→ Records supplied:
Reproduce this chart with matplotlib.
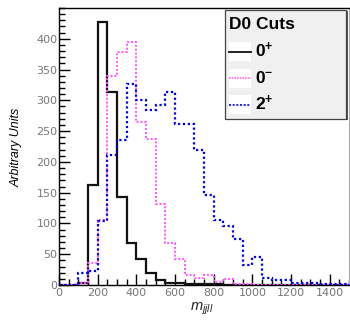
import numpy as np
import matplotlib
matplotlib.use('Agg')
import matplotlib.pyplot as plt
from matplotlib.patches import Rectangle
from matplotlib.lines import Line2D

# bin edges for m_jjll, 50 wide from 0 to 1500
edges = np.arange(0, 1550, 50)

# 0+ (black, solid)
zero_plus = [0, 0, 4, 163, 428, 314, 143, 68, 42, 19, 8, 4, 3, 1, 1, 1,
             1, 0, 0, 0, 0, 0, 0, 0, 0, 0, 0, 0, 0, 0]
# 0- (magenta, dotted)
zero_minus = [0, 0, 4, 36, 105, 339, 378, 394, 264, 237, 132, 69, 43, 17, 12, 16,
              5, 9, 2, 1, 0, 0, 0, 0, 0, 0, 0, 0, 0, 0]
# 2+ (blue, dotted)
two_plus = [0, 0, 19, 23, 104, 211, 236, 326, 301, 285, 293, 314, 262, 262, 220, 146,
            106, 96, 75, 32, 45, 12, 8, 8, 4, 4, 4, 2, 2, 2]

plt.rcParams['font.family'] = 'DejaVu Sans'
plt.rcParams['mathtext.fontset'] = 'custom'
plt.rcParams['mathtext.rm'] = 'Liberation Sans'
plt.rcParams['mathtext.it'] = 'Liberation Sans:italic'
plt.rcParams['mathtext.bf'] = 'Liberation Sans:bold'

W, H = 350, 321
fig = plt.figure(figsize=(W / 100, H / 100), dpi=100)

ax = fig.add_axes([59 / W, 1 - 285 / H, 290 / W, 277 / H])

ax.stairs(zero_plus, edges, color='#111111', linewidth=1.6, zorder=3)
ax.stairs(zero_minus, edges, color='#ff55ff', linewidth=1.4, linestyle=(0, (1, 1)), zorder=4)
ax.stairs(two_plus, edges, color='#0000ee', linewidth=1.6, linestyle=(0, (1, 1.2)), zorder=5)

ax.set_xlim(0, 1500)
ax.set_ylim(0, 450)

ax.set_xticks(np.arange(0, 1401, 200))
ax.set_xticks(np.arange(0, 1501, 50), minor=True)
ax.set_yticks(np.arange(0, 401, 50))
ax.set_yticks(np.arange(0, 451, 10), minor=True)

ax.tick_params(direction='in', which='major', length=8, width=1, color='black',
               labelsize=8, labelcolor='#777777', pad=2)
ax.tick_params(direction='in', which='minor', length=4, width=1, color='black')
ax.tick_params(axis='y', pad=1)

for s in ['left', 'bottom', 'top']:
    ax.spines[s].set_color('black')
    ax.spines[s].set_linewidth(1.0)
ax.spines['right'].set_color('#aaaaaa')
ax.spines['right'].set_linewidth(0.8)

fig.text(17 / W, 1 - 147 / H, 'Arbitrary Units', rotation=90, style='italic',
         fontsize=9, ha='center', va='center', family='Liberation Sans')
fig.text(202 / W, 1 - 309 / H, r'$m_{jjll}$', fontsize=10.5, ha='center', va='center',
         color='#222222')

# legend box drawn by hand (ROOT style)
def px(x, y):
    return x / W, 1 - y / H

lx0, ly0, lx1, ly1 = 225, 9.5, 346, 118.5
fig.add_artist(Rectangle(px(lx0 + 1.5, ly1 + 1.5), (lx1 - lx0) / W, (ly1 - ly0) / H,
                         transform=fig.transFigure, facecolor='#555555', edgecolor='none',
                         zorder=10))
fig.add_artist(Rectangle(px(lx0, ly1), (lx1 - lx0) / W, (ly1 - ly0) / H,
                         transform=fig.transFigure, facecolor='#f0f0f0', edgecolor='#444444',
                         linewidth=0.9, zorder=11))
fig.text(*px(229, 24.5), 'D0 Cuts', fontsize=12.5, fontweight='bold', ha='left', va='center',
         family='Liberation Sans', zorder=12)

entries = [(r'$\mathbf{0^{+}}$', '#111111', '-', 1.3, 51.5),
           (r'$\mathbf{0^{-}}$', '#ff66ee', (0, (1, 0.6)), 1.2, 78),
           (r'$\mathbf{2^{+}}$', '#0000ee', (0, (1.2, 1)), 1.2, 104.5)]
for lab, col, ls, lw, yc in entries:
    fig.add_artist(Rectangle(px(229, yc + 9.5), 22 / W, 19 / H, transform=fig.transFigure,
                             facecolor='white', edgecolor='none', zorder=12))
    fig.add_artist(Line2D([229 / W, 251 / W], [1 - yc / H, 1 - yc / H], color=col,
                          linestyle=ls, linewidth=lw, transform=fig.transFigure, zorder=13))
    fig.text(*px(255, yc), lab, fontsize=12.5, ha='left', va='center', zorder=13)

fig.savefig('out.png', dpi=100)
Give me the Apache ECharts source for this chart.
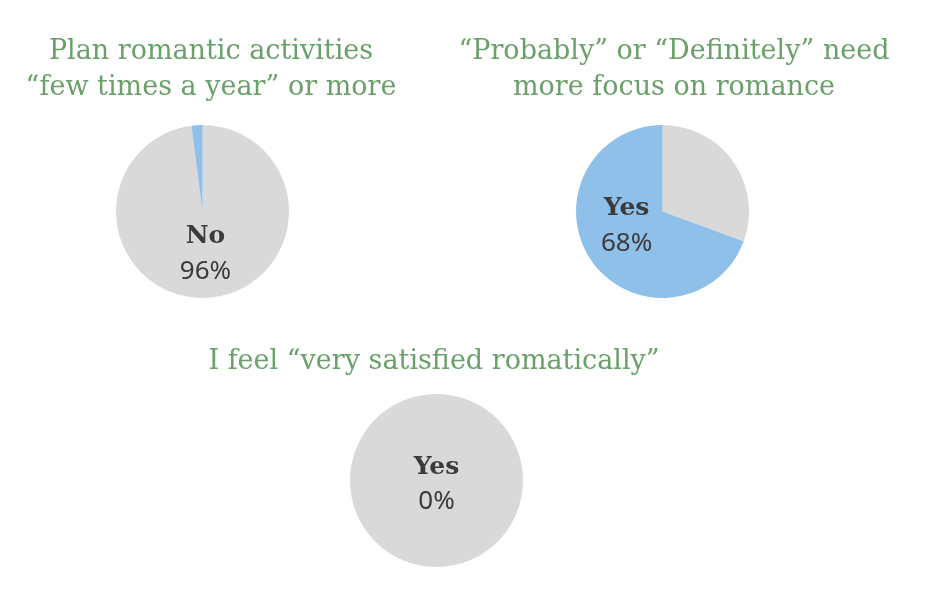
<!DOCTYPE html>
<html><head><meta charset="utf-8">
<script src="https://cdn.jsdelivr.net/npm/echarts@6/dist/echarts.min.js"></script>
<style>html,body{margin:0;padding:0;background:#fff}#c{width:942px;height:598px}</style>
</head><body><div id="c"></div>
<script>
const titles = [
  'Plan romantic activities\n\u201cfew times a year\u201d or more',
  '\u201cProbably\u201d or \u201cDefinitely\u201d need\nmore focus on romance',
  'I feel \u201cvery satisfied romatically\u201d'
];
const pie1Names = ['No', 'Yes'];
const pie1Values = [96, 2];
const pie2Names = ['No', 'Yes'];
const pie2Values = [30, 68];
const pie3Names = ['Yes', 'No'];
const pie3Values = [0, 100];

const GRAY = '#d9d9d9', BLUE = '#8fc0e9', GREEN = '#6aa06a';
const rich = {
  n: {fontFamily: 'DejaVu Serif', fontSize: 25, fontWeight: 'bold', color: '#3b3b3b', lineHeight: 35},
  p: {fontFamily: 'Noto Sans', fontSize: 26, color: '#3b3b3b', lineHeight: 35}
};
function mk(names, values, colors, labelIdx, pos, off) {
  return names.map((n, i) => ({
    name: n, value: values[i],
    itemStyle: {color: colors[i]},
    label: i === labelIdx ? {show: true, position: pos, offset: off, formatter: '{n|{b}}\n{p|{c}%}', rich} : {show: false}
  }));
}
const chart = echarts.init(document.getElementById('c'));
const tstyle = {fontFamily: 'DejaVu Serif', fontSize: 27, fontWeight: 'normal', color: GREEN, lineHeight: 36};
chart.setOption({
  animation: false,
  title: [
    {text: titles[0], left: 206, top: 29, textAlign: 'center', textStyle: tstyle},
    {text: titles[1], left: 669, top: 29, textAlign: 'center', textStyle: tstyle},
    {text: titles[2], left: 429, top: 339, textAlign: 'center', textStyle: tstyle}
  ],
  series: [
    {type: 'pie', center: [202.5, 211.5], radius: 86.5, startAngle: 90, clockwise: true,
     label: {show: false}, labelLine: {show: false}, emphasis: {disabled: true},
     data: mk(pie1Names, pie1Values, [GRAY, BLUE], 0, 'inside', [0, -4])},
    {type: 'pie', center: [662.5, 211.5], radius: 86.5, startAngle: 90, clockwise: true,
     label: {show: false}, labelLine: {show: false}, emphasis: {disabled: true},
     data: mk(pie2Names, pie2Values, [GRAY, BLUE], 1, 'inside', [2, -12])},
    {type: 'pie', center: [436.5, 480.5], radius: 86.5, startAngle: 90, clockwise: true,
     label: {show: false}, labelLine: {show: false}, emphasis: {disabled: true},
     data: mk(pie3Names, pie3Values, [BLUE, GRAY], 0, 'center', [0, 4])}
  ]
});
</script></body></html>
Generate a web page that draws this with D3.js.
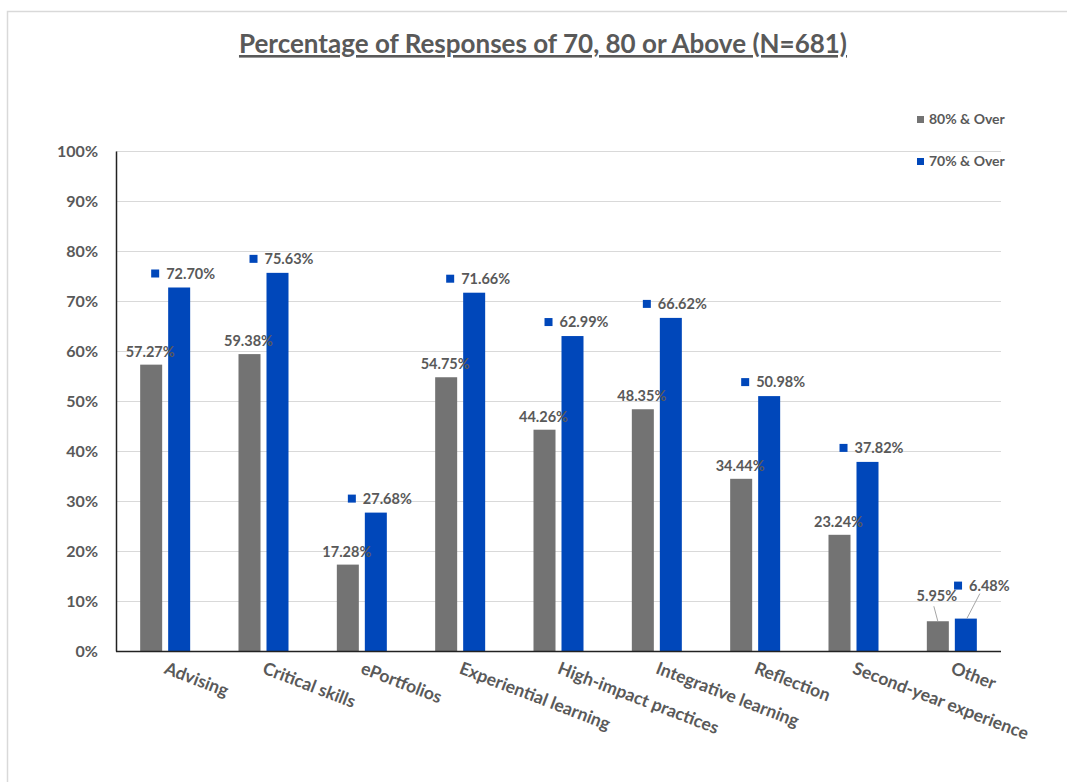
<!DOCTYPE html>
<html>
<head>
<meta charset="utf-8">
<script src="https://cdn.jsdelivr.net/npm/d3@7"></script>
<style>
  body { margin: 0; background: #fff; }
  text { font-family: Lato, "Open Sans", sans-serif; font-weight: bold; fill: #595959; }
</style>
</head>
<body>
<div id="chart"></div>
<script>
// === data ===
const categories = ["Advising", "Critical skills", "ePortfolios", "Experiential learning",
  "High-impact practices", "Integrative learning", "Reflection", "Second-year experience", "Other"];
const over80 = [57.27, 59.38, 17.28, 54.75, 44.26, 48.35, 34.44, 23.24, 5.95];
const over70 = [72.70, 75.63, 27.68, 71.66, 62.99, 66.62, 50.98, 37.82, 6.48];
const seriesNames = ["80% & Over", "70% & Over"];
const yTicks = [0, 10, 20, 30, 40, 50, 60, 70, 80, 90, 100];

const width = 1067, height = 782;
const plot = {left: 116, right: 1001, top: 151, bottom: 651};
const colors = {"80% & Over": "#737373", "70% & Over": "#0047ba"};

const svg = d3.select("#chart").append("svg")
  .attr("width", width).attr("height", height);

// outer frame (only top/left edges are visible in the picture)
svg.append("rect").attr("x", 7.5).attr("y", 11.5)
  .attr("width", width + 10).attr("height", height + 10)
  .attr("fill", "none").attr("stroke", "#d9d9d9").attr("stroke-width", 1.5);

// title
svg.append("text").attr("x", 543).attr("y", 53)
  .attr("text-anchor", "middle")
  .style("font-size", "26px").style("text-decoration", "underline")
  .text("Percentage of Responses of 70, 80 or Above (N=681)");

const x = d3.scaleBand().domain(categories).range([plot.left, plot.right]);
const y = d3.scaleLinear().domain([0, 100]).range([plot.bottom, plot.top]);
const xSub = d3.scaleBand().domain(seriesNames).range([-25, 25]).paddingInner(0.214);

// gridlines
svg.append("g")
  .selectAll("line").data(yTicks.filter(t => t > 0)).join("line")
  .attr("x1", plot.left).attr("x2", plot.right)
  .attr("y1", d => y(d) + 0.5).attr("y2", d => y(d) + 0.5)
  .attr("stroke", "#d9d9d9").attr("stroke-width", 1.2);

// y axis
const yAxis = svg.append("g").attr("transform", `translate(${plot.left},0)`)
  .call(d3.axisLeft(y).tickValues(yTicks).tickSize(0).tickPadding(18).tickFormat(d => d + "%"));
yAxis.select(".domain").attr("stroke", "#222").attr("stroke-width", 1.5);
yAxis.selectAll("text").style("font-size", "16px").style("font-family", "Lato, sans-serif").attr("fill", "#595959");

// bars
const rows = categories.map((c, i) => ({cat: c, vals: [
  {series: seriesNames[0], v: over80[i]},
  {series: seriesNames[1], v: over70[i]}
]}));

const groups = svg.append("g").selectAll("g").data(rows).join("g")
  .attr("transform", d => `translate(${x(d.cat) + x.bandwidth() / 2},0)`);

groups.selectAll("rect").data(d => d.vals).join("rect")
  .attr("x", d => xSub(d.series))
  .attr("width", xSub.bandwidth())
  .attr("y", d => y(d.v))
  .attr("height", d => y(0) - y(d.v))
  .attr("fill", d => colors[d.series]);

// x axis baseline
svg.append("line").attr("x1", plot.left).attr("x2", plot.right)
  .attr("y1", plot.bottom + 0.5).attr("y2", plot.bottom + 0.5)
  .attr("stroke", "#222").attr("stroke-width", 1.5);

// category labels, rotated
svg.append("g").selectAll("text").data(categories).join("text")
  .attr("transform", d => `translate(${x(d) + x.bandwidth() / 2 - 2},${plot.bottom + 22}) rotate(21)`)
  .style("font-size", "17.5px")
  .text(d => d);

// label nudges for the crowded last group (leader lines drawn there)
const grayLift = categories.map(c => c === "Other" ? 20 : 8);
const blueLift = categories.map(c => c === "Other" ? 33 : 14);
const blueShift = categories.map(c => c === "Other" ? 16 : 4);

const gc = c => x(c) + x.bandwidth() / 2;

// gray data labels
svg.append("g").selectAll("text").data(rows).join("text")
  .attr("x", (d, i) => gc(d.cat) + xSub(seriesNames[0]) + xSub.bandwidth() / 2 - 1)
  .attr("y", (d, i) => y(d.vals[0].v) - grayLift[i])
  .attr("text-anchor", "middle")
  .style("font-size", "14.5px")
  .text(d => d.vals[0].v.toFixed(2) + "%");

// blue data labels with legend key
const blueLab = svg.append("g").selectAll("g").data(rows).join("g");
blueLab.each(function(d, i) {
  const g = d3.select(this);
  const t = g.append("text").style("font-size", "14.5px").attr("dy", "0.35em")
    .text(d.vals[1].v.toFixed(2) + "%");
  const tw = t.node().getComputedTextLength();
  const total = 8 + 7 + tw;
  const cx = gc(d.cat) + xSub(seriesNames[1]) + xSub.bandwidth() / 2 + blueShift[i];
  const x0 = cx - total / 2;
  const yc = y(d.vals[1].v) - blueLift[i];
  g.append("rect").attr("x", x0).attr("y", yc - 4).attr("width", 8).attr("height", 8)
    .attr("fill", colors[seriesNames[1]]);
  t.attr("x", x0 + 15).attr("y", yc);
});

// leader lines for "Other"
const oi = categories.indexOf("Other");
const oc = gc("Other");
svg.append("line")
  .attr("x1", oc + xSub(seriesNames[0]) + xSub.bandwidth() / 2 - 4)
  .attr("y1", y(over80[oi]) - grayLift[oi] + 5)
  .attr("x2", oc + xSub(seriesNames[0]) + xSub.bandwidth() / 2)
  .attr("y2", y(over80[oi]))
  .attr("stroke", "#a6a6a6");
svg.append("line")
  .attr("x1", oc + xSub(seriesNames[1]) + xSub.bandwidth() / 2 + 14)
  .attr("y1", y(over70[oi]) - blueLift[oi] + 8)
  .attr("x2", oc + xSub(seriesNames[1]) + xSub.bandwidth() / 2 + 1)
  .attr("y2", y(over70[oi]))
  .attr("stroke", "#a6a6a6");

// legend
const legend = svg.append("g").selectAll("g").data(seriesNames).join("g")
  .attr("transform", (d, i) => `translate(917,${119 + i * 42})`);
legend.append("rect").attr("x", 0).attr("y", -3).attr("width", 7).attr("height", 7)
  .attr("fill", d => colors[d]);
legend.append("text").attr("x", 12).attr("y", 0).attr("dy", "0.35em")
  .style("font-size", "14px").text(d => d);
</script>
</body>
</html>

→ Task to complete:
Each line from the top of the material through the line containing "ax.tick_params(axis='y', pad=1)" should be reproduced exactly; please drop any images.

→ Answer to this task:
Reproduce this chart with matplotlib.
import numpy as np
import matplotlib
matplotlib.use('Agg')
import matplotlib.pyplot as plt
from matplotlib.patches import Rectangle
from matplotlib.lines import Line2D

# bin edges for m_jjll, 50 wide from 0 to 1500
edges = np.arange(0, 1550, 50)

# 0+ (black, solid)
zero_plus = [0, 0, 4, 163, 428, 314, 143, 68, 42, 19, 8, 4, 3, 1, 1, 1,
             1, 0, 0, 0, 0, 0, 0, 0, 0, 0, 0, 0, 0, 0]
# 0- (magenta, dotted)
zero_minus = [0, 0, 4, 36, 105, 339, 378, 394, 264, 237, 132, 69, 43, 17, 12, 16,
              5, 9, 2, 1, 0, 0, 0, 0, 0, 0, 0, 0, 0, 0]
# 2+ (blue, dotted)
two_plus = [0, 0, 19, 23, 104, 211, 236, 326, 301, 285, 293, 314, 262, 262, 220, 146,
            106, 96, 75, 32, 45, 12, 8, 8, 4, 4, 4, 2, 2, 2]

plt.rcParams['font.family'] = 'DejaVu Sans'
plt.rcParams['mathtext.fontset'] = 'custom'
plt.rcParams['mathtext.rm'] = 'Liberation Sans'
plt.rcParams['mathtext.it'] = 'Liberation Sans:italic'
plt.rcParams['mathtext.bf'] = 'Liberation Sans:bold'

W, H = 350, 321
fig = plt.figure(figsize=(W / 100, H / 100), dpi=100)

ax = fig.add_axes([59 / W, 1 - 285 / H, 290 / W, 277 / H])

ax.stairs(zero_plus, edges, color='#111111', linewidth=1.6, zorder=3)
ax.stairs(zero_minus, edges, color='#ff55ff', linewidth=1.4, linestyle=(0, (1, 1)), zorder=4)
ax.stairs(two_plus, edges, color='#0000ee', linewidth=1.6, linestyle=(0, (1, 1.2)), zorder=5)

ax.set_xlim(0, 1500)
ax.set_ylim(0, 450)

ax.set_xticks(np.arange(0, 1401, 200))
ax.set_xticks(np.arange(0, 1501, 50), minor=True)
ax.set_yticks(np.arange(0, 401, 50))
ax.set_yticks(np.arange(0, 451, 10), minor=True)

ax.tick_params(direction='in', which='major', length=8, width=1, color='black',
               labelsize=8, labelcolor='#777777', pad=2)
ax.tick_params(direction='in', which='minor', length=4, width=1, color='black')
ax.tick_params(axis='y', pad=1)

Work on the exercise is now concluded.